§ Aim of the task: Reproduce all of the material word for word.
+ + + +
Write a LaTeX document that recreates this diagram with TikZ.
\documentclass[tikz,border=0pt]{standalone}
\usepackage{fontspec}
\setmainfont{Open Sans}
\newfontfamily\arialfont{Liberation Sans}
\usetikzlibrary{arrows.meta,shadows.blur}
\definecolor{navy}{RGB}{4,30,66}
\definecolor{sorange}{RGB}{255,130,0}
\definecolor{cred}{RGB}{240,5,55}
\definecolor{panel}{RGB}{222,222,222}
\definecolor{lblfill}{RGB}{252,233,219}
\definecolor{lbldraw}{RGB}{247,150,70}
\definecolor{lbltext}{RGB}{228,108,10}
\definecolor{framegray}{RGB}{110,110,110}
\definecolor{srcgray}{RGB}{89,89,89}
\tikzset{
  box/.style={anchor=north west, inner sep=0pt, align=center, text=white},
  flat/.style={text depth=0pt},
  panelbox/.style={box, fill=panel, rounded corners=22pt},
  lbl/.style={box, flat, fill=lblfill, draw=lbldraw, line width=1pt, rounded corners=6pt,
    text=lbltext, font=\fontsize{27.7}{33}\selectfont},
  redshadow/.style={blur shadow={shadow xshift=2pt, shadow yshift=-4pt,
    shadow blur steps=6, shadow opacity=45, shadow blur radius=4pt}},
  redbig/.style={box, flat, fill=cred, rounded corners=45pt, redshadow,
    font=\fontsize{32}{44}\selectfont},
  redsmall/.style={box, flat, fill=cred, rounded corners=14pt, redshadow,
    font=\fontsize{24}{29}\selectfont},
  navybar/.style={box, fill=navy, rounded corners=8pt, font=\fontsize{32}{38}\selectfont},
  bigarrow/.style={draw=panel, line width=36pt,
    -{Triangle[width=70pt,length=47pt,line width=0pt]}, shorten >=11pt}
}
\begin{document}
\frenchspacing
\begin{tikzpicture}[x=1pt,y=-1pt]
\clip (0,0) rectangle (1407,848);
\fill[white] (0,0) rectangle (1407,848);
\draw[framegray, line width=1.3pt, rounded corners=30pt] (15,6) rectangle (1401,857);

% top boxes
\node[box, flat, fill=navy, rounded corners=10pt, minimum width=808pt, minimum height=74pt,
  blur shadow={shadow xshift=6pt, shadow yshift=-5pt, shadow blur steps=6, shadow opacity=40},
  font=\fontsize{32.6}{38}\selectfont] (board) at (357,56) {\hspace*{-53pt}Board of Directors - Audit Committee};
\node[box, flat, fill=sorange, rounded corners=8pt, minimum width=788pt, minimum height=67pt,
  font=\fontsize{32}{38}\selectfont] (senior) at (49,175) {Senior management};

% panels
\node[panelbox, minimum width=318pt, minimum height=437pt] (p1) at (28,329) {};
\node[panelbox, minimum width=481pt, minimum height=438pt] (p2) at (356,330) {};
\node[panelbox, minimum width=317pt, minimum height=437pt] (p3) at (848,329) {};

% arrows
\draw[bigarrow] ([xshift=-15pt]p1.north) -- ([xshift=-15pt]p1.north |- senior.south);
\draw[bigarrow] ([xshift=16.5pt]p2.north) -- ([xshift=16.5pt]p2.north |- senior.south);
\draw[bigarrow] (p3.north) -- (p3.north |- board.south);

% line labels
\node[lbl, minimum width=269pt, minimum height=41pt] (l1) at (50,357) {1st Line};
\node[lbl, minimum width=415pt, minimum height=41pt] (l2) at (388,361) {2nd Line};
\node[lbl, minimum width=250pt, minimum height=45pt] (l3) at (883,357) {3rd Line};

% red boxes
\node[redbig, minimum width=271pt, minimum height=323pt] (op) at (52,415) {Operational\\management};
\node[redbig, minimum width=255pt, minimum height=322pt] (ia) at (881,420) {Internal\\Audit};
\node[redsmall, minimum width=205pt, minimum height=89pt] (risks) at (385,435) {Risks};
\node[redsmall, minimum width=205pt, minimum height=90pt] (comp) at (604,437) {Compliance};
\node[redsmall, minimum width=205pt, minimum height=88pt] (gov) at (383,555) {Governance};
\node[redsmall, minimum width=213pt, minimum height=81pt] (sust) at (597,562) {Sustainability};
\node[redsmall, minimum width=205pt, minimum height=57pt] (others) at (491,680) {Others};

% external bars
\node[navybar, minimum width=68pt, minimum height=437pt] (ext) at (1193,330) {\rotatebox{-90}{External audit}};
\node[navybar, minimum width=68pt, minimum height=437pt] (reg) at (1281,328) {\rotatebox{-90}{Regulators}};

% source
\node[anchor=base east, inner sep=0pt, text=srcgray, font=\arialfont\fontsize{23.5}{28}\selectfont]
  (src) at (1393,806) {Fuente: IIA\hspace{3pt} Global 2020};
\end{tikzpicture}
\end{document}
+ + + +
§ The solution:
Write a LaTeX document that recreates this diagram with TikZ.
\documentclass[tikz,border=0pt]{standalone}
\usepackage{fontspec}
\setmainfont{Open Sans}
\newfontfamily\arialfont{Liberation Sans}
\usetikzlibrary{arrows.meta,shadows.blur}
\definecolor{navy}{RGB}{4,30,66}
\definecolor{sorange}{RGB}{255,130,0}
\definecolor{cred}{RGB}{240,5,55}
\definecolor{panel}{RGB}{222,222,222}
\definecolor{lblfill}{RGB}{252,233,219}
\definecolor{lbldraw}{RGB}{247,150,70}
\definecolor{lbltext}{RGB}{228,108,10}
\definecolor{framegray}{RGB}{110,110,110}
\definecolor{srcgray}{RGB}{89,89,89}
\tikzset{
  box/.style={anchor=north west, inner sep=0pt, align=center, text=white},
  flat/.style={text depth=0pt},
  panelbox/.style={box, fill=panel, rounded corners=22pt},
  lbl/.style={box, flat, fill=lblfill, draw=lbldraw, line width=1pt, rounded corners=6pt,
    text=lbltext, font=\fontsize{27.7}{33}\selectfont},
  redshadow/.style={blur shadow={shadow xshift=2pt, shadow yshift=-4pt,
    shadow blur steps=6, shadow opacity=45, shadow blur radius=4pt}},
  redbig/.style={box, flat, fill=cred, rounded corners=45pt, redshadow,
    font=\fontsize{32}{44}\selectfont},
  redsmall/.style={box, flat, fill=cred, rounded corners=14pt, redshadow,
    font=\fontsize{24}{29}\selectfont},
  navybar/.style={box, fill=navy, rounded corners=8pt, font=\fontsize{32}{38}\selectfont},
  bigarrow/.style={draw=panel, line width=36pt,
    -{Triangle[width=70pt,length=47pt,line width=0pt]}, shorten >=11pt}
}
\begin{document}
\frenchspacing
\begin{tikzpicture}[x=1pt,y=-1pt]
\clip (0,0) rectangle (1407,848);
\fill[white] (0,0) rectangle (1407,848);
\draw[framegray, line width=1.3pt, rounded corners=30pt] (15,6) rectangle (1401,857);

% top boxes
\node[box, flat, fill=navy, rounded corners=10pt, minimum width=808pt, minimum height=74pt,
  blur shadow={shadow xshift=6pt, shadow yshift=-5pt, shadow blur steps=6, shadow opacity=40},
  font=\fontsize{32.6}{38}\selectfont] (board) at (357,56) {\hspace*{-53pt}Board of Directors - Audit Committee};
\node[box, flat, fill=sorange, rounded corners=8pt, minimum width=788pt, minimum height=67pt,
  font=\fontsize{32}{38}\selectfont] (senior) at (49,175) {Senior management};

% panels
\node[panelbox, minimum width=318pt, minimum height=437pt] (p1) at (28,329) {};
\node[panelbox, minimum width=481pt, minimum height=438pt] (p2) at (356,330) {};
\node[panelbox, minimum width=317pt, minimum height=437pt] (p3) at (848,329) {};

% arrows
\draw[bigarrow] ([xshift=-15pt]p1.north) -- ([xshift=-15pt]p1.north |- senior.south);
\draw[bigarrow] ([xshift=16.5pt]p2.north) -- ([xshift=16.5pt]p2.north |- senior.south);
\draw[bigarrow] (p3.north) -- (p3.north |- board.south);

% line labels
\node[lbl, minimum width=269pt, minimum height=41pt] (l1) at (50,357) {1st Line};
\node[lbl, minimum width=415pt, minimum height=41pt] (l2) at (388,361) {2nd Line};
\node[lbl, minimum width=250pt, minimum height=45pt] (l3) at (883,357) {3rd Line};

% red boxes
\node[redbig, minimum width=271pt, minimum height=323pt] (op) at (52,415) {Operational\\management};
\node[redbig, minimum width=255pt, minimum height=322pt] (ia) at (881,420) {Internal\\Audit};
\node[redsmall, minimum width=205pt, minimum height=89pt] (risks) at (385,435) {Risks};
\node[redsmall, minimum width=205pt, minimum height=90pt] (comp) at (604,437) {Compliance};
\node[redsmall, minimum width=205pt, minimum height=88pt] (gov) at (383,555) {Governance};
\node[redsmall, minimum width=213pt, minimum height=81pt] (sust) at (597,562) {Sustainability};
\node[redsmall, minimum width=205pt, minimum height=57pt] (others) at (491,680) {Others};

% external bars
\node[navybar, minimum width=68pt, minimum height=437pt] (ext) at (1193,330) {\rotatebox{-90}{External audit}};
\node[navybar, minimum width=68pt, minimum height=437pt] (reg) at (1281,328) {\rotatebox{-90}{Regulators}};

% source
\node[anchor=base east, inner sep=0pt, text=srcgray, font=\arialfont\fontsize{23.5}{28}\selectfont]
  (src) at (1393,806) {Fuente: IIA\hspace{3pt} Global 2020};
\end{tikzpicture}
\end{document}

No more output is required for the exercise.